The anti-money laundering training that ABCON organised with NFIU and EFCC in Lagos was meant to familiarise the BDCS with the process of money laundering — the criminal business used to disguise the true origin and ownership of illegal cash — and the laws that make it a crime.
Speaking during the sensitisation programme against money laundering and terrorism financing campaign at MM2, Lagos, which was attended by many BDC operators, the Acting Chairman, EFCC, Ibrahim Magu, called for continuous sensitisation on issues around AML/CFT reporting to improve transparency in BDCS operations.
He said the EFCC would continue to campaign for financial integrity and transparency in BDCS’ operations. Other stakeholders at the event also spoke on the use of BDCS for illicit political transactions, illegal border cash evacuation, reporting of suspicious transactions, fraud accounts transactions and cash dollar deposits on domiciliary accounts.
The NFIU/EFCC/ABCON goal is to ensure that BDCS are not used to launder funds by Politically Exposed Persons (PEPS). Their target was also to raise BDCS’ compliance with the AML/CFT for Banks and Other Financial Institutions in Nigeria, Regulations 2013.
These capacity-building workshops have helped BDCS to understand how to raise and submit both the Suspicious Transaction Reports (STRS) and Currency Transaction Reports (CTRS) to regulators.
ABCON has continued to ensure that BDCS file their reports as and at when due.

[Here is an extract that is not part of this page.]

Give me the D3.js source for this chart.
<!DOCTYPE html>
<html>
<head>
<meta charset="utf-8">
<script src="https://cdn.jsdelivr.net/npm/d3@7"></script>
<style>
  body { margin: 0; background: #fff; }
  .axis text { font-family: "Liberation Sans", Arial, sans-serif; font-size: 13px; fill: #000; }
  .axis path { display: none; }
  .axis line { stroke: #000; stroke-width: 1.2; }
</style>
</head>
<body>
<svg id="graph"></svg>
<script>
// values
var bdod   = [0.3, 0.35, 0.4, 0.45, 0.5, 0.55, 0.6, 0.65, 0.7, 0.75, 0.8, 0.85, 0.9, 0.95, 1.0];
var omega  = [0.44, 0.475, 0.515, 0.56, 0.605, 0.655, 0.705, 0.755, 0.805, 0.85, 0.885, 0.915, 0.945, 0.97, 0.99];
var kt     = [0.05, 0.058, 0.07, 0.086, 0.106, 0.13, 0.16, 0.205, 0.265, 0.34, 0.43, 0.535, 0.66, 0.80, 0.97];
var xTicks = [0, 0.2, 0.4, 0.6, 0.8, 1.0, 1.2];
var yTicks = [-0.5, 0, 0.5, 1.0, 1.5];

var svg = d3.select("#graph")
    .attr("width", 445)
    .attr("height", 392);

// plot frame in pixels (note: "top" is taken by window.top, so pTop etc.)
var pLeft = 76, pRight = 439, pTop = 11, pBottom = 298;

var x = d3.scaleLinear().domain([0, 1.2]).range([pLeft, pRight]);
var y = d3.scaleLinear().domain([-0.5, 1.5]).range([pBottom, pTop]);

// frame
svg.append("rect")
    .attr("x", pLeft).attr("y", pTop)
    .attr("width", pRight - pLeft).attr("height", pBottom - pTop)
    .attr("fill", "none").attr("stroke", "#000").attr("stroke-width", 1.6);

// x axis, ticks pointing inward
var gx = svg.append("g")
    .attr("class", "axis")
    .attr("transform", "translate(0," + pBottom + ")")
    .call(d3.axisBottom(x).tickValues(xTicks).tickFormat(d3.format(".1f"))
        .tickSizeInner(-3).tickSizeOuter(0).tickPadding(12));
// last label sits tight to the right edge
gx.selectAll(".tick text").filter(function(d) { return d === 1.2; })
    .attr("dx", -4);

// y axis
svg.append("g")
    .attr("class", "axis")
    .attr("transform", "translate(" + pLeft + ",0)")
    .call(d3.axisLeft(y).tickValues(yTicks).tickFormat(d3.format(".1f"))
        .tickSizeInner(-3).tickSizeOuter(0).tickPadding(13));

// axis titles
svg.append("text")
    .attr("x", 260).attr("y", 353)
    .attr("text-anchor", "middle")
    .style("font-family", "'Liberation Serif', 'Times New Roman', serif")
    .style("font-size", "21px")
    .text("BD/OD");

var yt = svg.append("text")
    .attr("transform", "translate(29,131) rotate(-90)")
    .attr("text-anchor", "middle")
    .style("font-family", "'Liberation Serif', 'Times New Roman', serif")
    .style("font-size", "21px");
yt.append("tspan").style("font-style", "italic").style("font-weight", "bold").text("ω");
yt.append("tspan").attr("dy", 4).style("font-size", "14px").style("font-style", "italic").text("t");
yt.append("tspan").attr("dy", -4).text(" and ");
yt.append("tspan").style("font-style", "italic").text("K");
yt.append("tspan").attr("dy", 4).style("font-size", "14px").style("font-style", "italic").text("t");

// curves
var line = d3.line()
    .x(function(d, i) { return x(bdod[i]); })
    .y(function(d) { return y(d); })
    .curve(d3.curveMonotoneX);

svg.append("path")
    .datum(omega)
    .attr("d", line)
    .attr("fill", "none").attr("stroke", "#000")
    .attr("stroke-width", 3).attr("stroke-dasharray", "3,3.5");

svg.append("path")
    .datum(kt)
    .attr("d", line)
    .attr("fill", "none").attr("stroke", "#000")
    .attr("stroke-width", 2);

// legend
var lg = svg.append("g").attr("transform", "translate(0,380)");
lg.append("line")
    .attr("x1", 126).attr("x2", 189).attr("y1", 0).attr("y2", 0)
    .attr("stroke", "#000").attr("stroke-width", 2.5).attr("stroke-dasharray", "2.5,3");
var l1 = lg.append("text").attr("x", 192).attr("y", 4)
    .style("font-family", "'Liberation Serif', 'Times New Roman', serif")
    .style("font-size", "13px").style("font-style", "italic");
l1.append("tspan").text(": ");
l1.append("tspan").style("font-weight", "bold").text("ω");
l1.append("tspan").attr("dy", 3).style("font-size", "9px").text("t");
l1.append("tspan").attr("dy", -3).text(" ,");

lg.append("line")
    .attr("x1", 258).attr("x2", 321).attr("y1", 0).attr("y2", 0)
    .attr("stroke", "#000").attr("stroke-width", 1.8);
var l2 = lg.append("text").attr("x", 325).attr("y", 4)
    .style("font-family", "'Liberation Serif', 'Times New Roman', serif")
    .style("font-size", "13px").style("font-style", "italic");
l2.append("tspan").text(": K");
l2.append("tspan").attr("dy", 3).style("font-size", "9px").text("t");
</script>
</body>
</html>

They file reports on all transactions from N10 million for companies and N5 million for individuals. The reports are sent on weekly basis NFIU, CBN and EFCC.
The BDCS also do customers’ Know Your Customer (KYC) and due diligence reports.
Daily Transaction Returns (DTR) gives details of the total sales made for the day by the BDC and comes in as DTR 202, DTR 217, DTR 305 and DTR 315.
The DTR 217 return gives the information of the customers of whom the forex was sold to. Information given includes the name, the international Passport number, Bank Verification Number, address, TIN number, email address among others while DTR 305 provides details of the customers as well their destination and reason for the purchase of forex. The total amount of forex sold to them is also mentioned with the transaction date.
The DTR 315 tells BDCS’ opening balance, amount purchased in forex, the equivalent in naira and the rate of purchase, amount sold in forex, the equivalent in naira and the selling rate as well as the closing balance.
The Monthly Transaction Returns (MTR) also known as the MTR returns is a compilation of the daily transactions and is sent to the CBN Trade and Exchange Department. It also comes in four parts MTR202, MTR217, MTR 305 and MTR 315. It is pertinent to note that these returns as described above are rendered in soft copies (electronically) and also hardcopies to the CBN.
Gwadabe said ABCON’S primary goal was to ensure that its members comply with all regulations and that this would be sustained. We equally have internal mechanisms that are always deployed to punish erring operators.
“We want to continually ensure that BDCS provide liquidity at the retail end of the market and also share intelligent information with government, whenever we have such information. We have also come to realise that knowledge of compliance makes the job of security operative easier,” he said.